Welcome, enjoy, buy the T-shirt, take a picture, tell your friends.
You know a form of communications media is bad when making it “much more email-like” is an IMPROVEMENT.
Here’s a really thoughtful analysis by Sramana Mitra on why the iPhone is significant.
Interesting, Bob - different perspective than mine.
I hate voicemail:
- it’s a pain to access
- it’s slow to sort through
- I can’t just hit the “reply” button
- saved messages on my carrier get automatically deleted after 14 days
- can’t file them, can’t archive one permanently, can’t tag them
- can’t search them
Need I go on?
Email, for all it’s faults, is a quick, asynchronous method of communication that I can do precisely what I want with.
Hi John:
I probably was a bit flip in my original comment.

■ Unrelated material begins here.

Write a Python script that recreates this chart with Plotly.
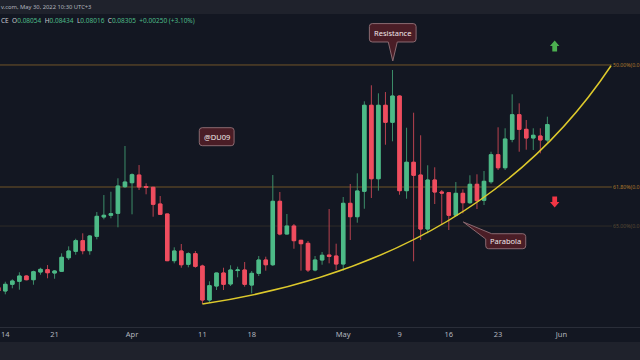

But I am not a fan of e-mail, for a couple of reasons:
1. Many people lack the writing ability to express themselves clearly and precisely via e-mail. (the same might be said of me writing blog comments).
2. More importantly, e-mail has the impact of more traditional correspondence, but its ‘immediacy’ (yeah, I know you don’t HAVE to respond to e-mail instantly) takes the element of thoughtful consideration out of the mix. It’s the immediacy of face-to-face chat without the non-verbal cues or the richness of f2f communication.
I totally agree with you about voice mail. It does suck. And making it more e-mail like would be an improvement (Of course, we Canadians won’t be able to know for sure for several months yet, since we don’t get iPhones until the winter). But I think that e-mail itself is far from a flawless means of communicating. Like democracy, I suppose it’s the worst system, save for all the others.